Tuesday, November 29, 2011

The Division Street School

The Division Street School is little known but amazing historic site currently open to the public in New Albany, Indiana. It was built in 1884, first day of classes were New Years Day, 1885, and it operated until 1946. It was a racially segregated school for African American children so the stories they are able to tell are in interesting mix of education in the past and the too often forgotten story of racial segregation in Indiana. Let's take a look inside:



This is the classroom where grades 1, 2, and 3 met:



Originally, there were outhouses in the back, but when plumbing was installed, it was in the basement, and boys and girls had separate staircases:

 The grades 4, 5, and 6 classroom is now used as exhibit space.
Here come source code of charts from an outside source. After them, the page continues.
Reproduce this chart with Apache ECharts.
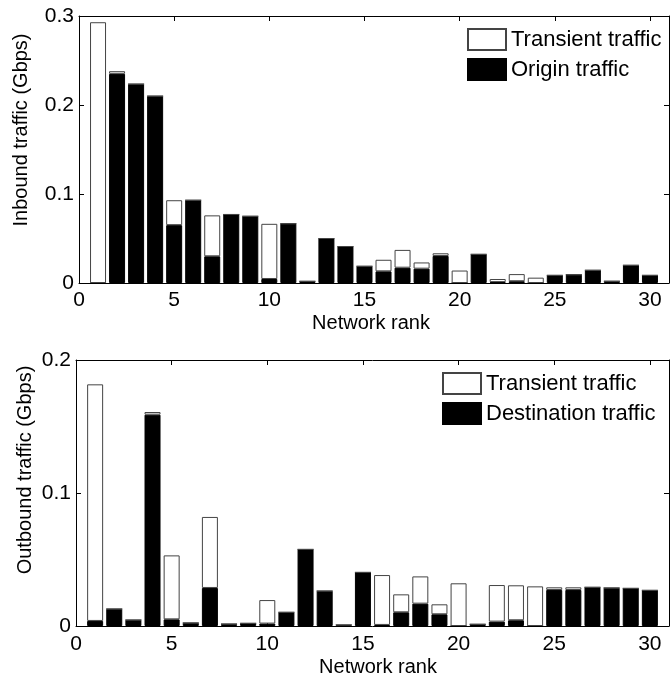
<!DOCTYPE html>
<html>
<head>
<meta charset="utf-8">
<script src="https://cdn.jsdelivr.net/npm/echarts@6/dist/echarts.min.js"></script>
<style>
  html, body { margin: 0; padding: 0; background: #fff; }
  #chart { width: 672px; height: 677px; }
</style>
</head>
<body>
<div id="chart"></div>
<script>
// 数据
var ranks = [1, 2, 3, 4, 5, 6, 7, 8, 9, 10, 11, 12, 13, 14, 15, 16, 17, 18, 19, 20, 21, 22, 23, 24, 25, 26, 27, 28, 29, 30];
var xTicks = [0, 5, 10, 15, 20, 25, 30];

// 上图: inbound
var inOrigin = [0, 0.235, 0.2235, 0.21, 0.065, 0.093, 0.030, 0.077, 0.075, 0.0045,
  0.0667, 0.0019, 0.050, 0.041, 0.0188, 0.0131, 0.0172, 0.0161, 0.0304, 0,
  0.0322, 0.001, 0.002, 0, 0.0086, 0.0094, 0.0143, 0.002, 0.0199, 0.0086];
var inTransient = [0.293, 0.003, 0, 0, 0.028, 0, 0.046, 0, 0, 0.062,
  0, 0, 0, 0, 0, 0.013, 0.020, 0.007, 0.003, 0.014,
  0, 0.0035, 0.008, 0.006, 0, 0, 0, 0, 0, 0];
var inTicks = [0, 0.1, 0.2, 0.3];

// 下图: outbound
var outDest = [0.0038, 0.0128, 0.0045, 0.1589, 0.005, 0.0023, 0.0286, 0.0015, 0.002, 0.0018,
  0.0103, 0.0576, 0.0263, 0.0008, 0.0403, 0.0008, 0.0103, 0.0168, 0.0088, 0,
  0.0013, 0.0033, 0.0043, 0, 0.0271, 0.0271, 0.0291, 0.0286, 0.0283, 0.0268];
var outTransient = [0.1779, 0, 0, 0.002, 0.0481, 0, 0.0534, 0, 0, 0.0177,
  0, 0, 0, 0, 0, 0.0375, 0.0135, 0.0205, 0.0075, 0.0321,
  0, 0.0275, 0.0263, 0.0298, 0.002, 0.002, 0, 0, 0, 0];
var outTicks = [0, 0.1, 0.2];

var font = 'Liberation Sans, Arial, Helvetica, sans-serif';
var chart = echarts.init(document.getElementById('chart'));

// 值在前、rank 在后，这样 stack 作用在 y 维上
function pairs (vals) {
  return ranks.map(function (r, i) { return [vals[i], r]; });
}

function xAxes (gi, margin) {
  var base = {
    type: 'value', gridIndex: gi, min: 0, max: 31, interval: 5,
    splitLine: { show: false },
    axisLine: { show: true, onZero: false, lineStyle: { color: '#000', width: 1 } },
    axisTick: { show: true, inside: true, length: 5, lineStyle: { color: '#000' } }
  };
  var bottom = echarts.util.merge({
    position: 'bottom',
    axisLabel: {
      margin: margin, color: '#000', fontSize: 21, fontFamily: font,
      formatter: function (v) { return xTicks.indexOf(v) >= 0 ? String(v) : ''; }
    }
  }, base, true);
  var top = echarts.util.merge({ position: 'top', axisLabel: { show: false } }, base, true);
  return [bottom, top];
}

function yAxes (gi, ticks) {
  var base = {
    type: 'value', gridIndex: gi, min: ticks[0], max: ticks[ticks.length - 1], interval: 0.1,
    splitLine: { show: false },
    axisLine: { show: true, onZero: false, lineStyle: { color: '#000', width: 1 } },
    axisTick: { show: true, inside: true, length: 5, lineStyle: { color: '#000' } }
  };
  var left = echarts.util.merge({
    position: 'left',
    axisLabel: {
      margin: 5, color: '#000', fontSize: 21, fontFamily: font,
      formatter: function (v) {
        var s = +v.toFixed(2);
        return ticks.indexOf(s) >= 0 ? String(s) : '';
      }
    }
  }, base, true);
  var right = echarts.util.merge({ position: 'right', axisLabel: { show: false } }, base, true);
  return [left, right];
}

function barSeries (name, vals, gi, stack, fill, edge) {
  return {
    name: name, type: 'bar', stack: stack,
    xAxisIndex: gi * 2, yAxisIndex: gi * 2,
    encode: { x: 1, y: 0 },
    barWidth: 16,
    data: pairs(vals),
    itemStyle: { color: fill, borderColor: edge, borderWidth: 1 },
    emphasis: { disabled: true },
    animation: false
  };
}

function legendAt (left, top, names) {
  return {
    data: names, orient: 'vertical', left: left, top: top, padding: 0,
    icon: 'rect', itemWidth: 38, itemHeight: 21, itemGap: 7,
    textStyle: { fontSize: 22, color: '#000', fontFamily: font },
    selectedMode: false
  };
}

function label (txt, x, y, rot) {
  return {
    type: 'text', x: x, y: y, rotation: rot || 0,
    style: { text: txt, fontSize: 20, fontFamily: font, fill: '#000', align: 'center', verticalAlign: 'middle' }
  };
}

var option = {
  backgroundColor: '#fff',
  animation: false,
  grid: [
    { left: 79, top: 16, right: -4, bottom: 394 },
    { left: 76, top: 360, right: -1, bottom: 51 }
  ],
  xAxis: xAxes(0, 7).concat(xAxes(1, 8)),
  yAxis: yAxes(0, inTicks).concat(yAxes(1, outTicks)),
  legend: [
    legendAt(467, 28, ['Transient traffic', 'Origin traffic']),
    legendAt(442, 372, ['Transient traffic', 'Destination traffic'])
  ],
  series: [
    barSeries('Origin traffic', inOrigin, 0, 'in', '#000', '#000'),
    barSeries('Transient traffic', inTransient, 0, 'in', '#fff', '#444'),
    barSeries('Destination traffic', outDest, 1, 'out', '#000', '#000'),
    barSeries('Transient traffic', outTransient, 1, 'out', '#fff', '#444')
  ],
  graphic: [
    label('Inbound traffic (Gbps)', 21, 130, Math.PI / 2),
    label('Outbound traffic (Gbps)', 25, 470, Math.PI / 2),
    label('Network rank', 371, 323),
    label('Network rank', 378, 667)
  ]
};
chart.setOption(option, true);
</script>
</body>
</html>
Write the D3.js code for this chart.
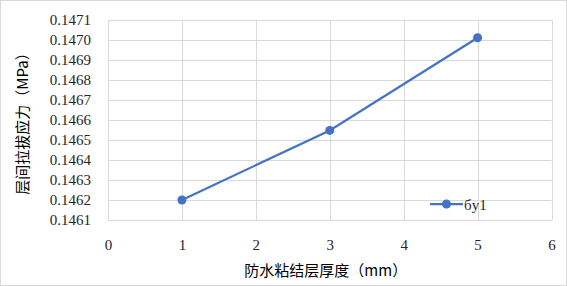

This is a comparison between actual seats that were available to Whites and African Americans at The Grand Theater in New Albany (which is still standing and used as a rental facility for special events). I was invited to sit on each, which made for a much more powerful comparison than just seeing it does:


The seats for African Americans were just numbered sections on a bench:


Both times I have been shown around the museum, it was by Vic Megenity, one of the people responsible for saving the building when it was threatened with destruction in 1999 and turned it into a museum:


His partner in the project was Kathryn Hickerson, a graduate of the school, now deceased. She lived just long enough to see her dream for the place become a reality:


I had to take this photo through glass but the girl front and center is Ms. Hickerson during her high school days:


Today, the museum is open for walk in tours from 1pm-3pm every Saturday or by appointment. Every 4th Grader in the Floyd County School System spends a full day of instruction at the Division Street School as it would have been at the turn of the century, complete with lunches prepared according to the recollections of surviving students: a cheese or bologna sandwich with an apple or carrot sticks (milk substituted for the well water). These were the last two teachers at the school, Ms. Mamie Starks and Ms. Vivian Smith. According to those who remember, crossing them was just something you did not do!